MARCH 21, 2023 (48hills.org)
As the Oscars seem to be getting more international—perhaps because Hollywood itself produces so few award-worthy movies these days—a sign of the times was that the annual evening’s second-most-laureled title was a German language feature. All Quiet on the Western Front ultimately lost the Best Picture award to Everything Everywhere All At Once, the event’s big winner, but for a while there it looked likely to clean up all night. It was surprising, given that it was a non-US film without English dialogue and big-name stars, and which had largely bypassed theaters for the major studios’ nemesis, Netflix.
It did have an Academy pedigree of sorts: The first screen version of Erich Maria Remarque’s celebrated novel, duly shot on Universal Studios’ sound stages in the Hollywood hills, was one of the very first Best Picture winners almost a century ago.
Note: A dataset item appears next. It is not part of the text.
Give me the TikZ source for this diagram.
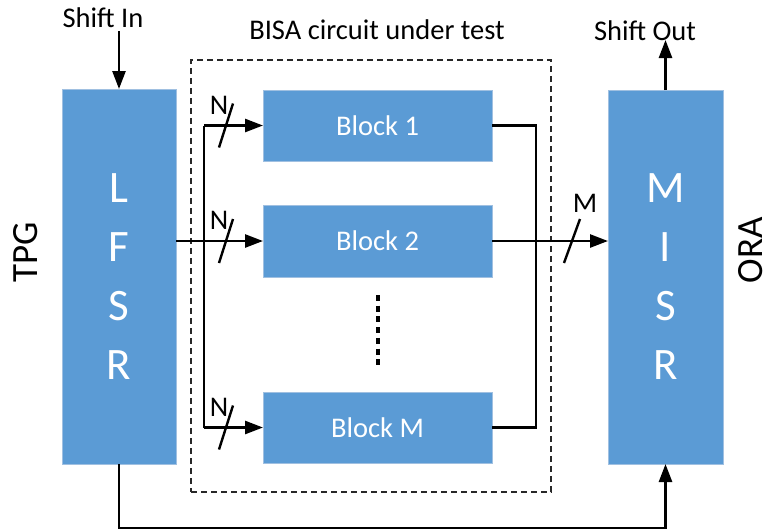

Ironically, the German author would soon find himself and his most famous work banned at home for the supposedly “unpatriotic” nature of their anti-war stances throughout the Third Reich. (He fled to Switzerland, where he would spend most of his remaining life.) Even after the war, many Germans considered him a “traitor.” So it may seem odd that the new version has found least critical favor in Germany, where it’s been picked at for deviations from the book, and being too 21st-century blockbuster in overpowering style.
Nonetheless, from this writer’s view, it’s one of the best combat-focused cinematic depictions of war in years, if not ever, and its main flaw was simply having to be viewed at home—few movies of substance released last year merited the “big screen” so fully in terms of engulfing audiovisual expansiveness.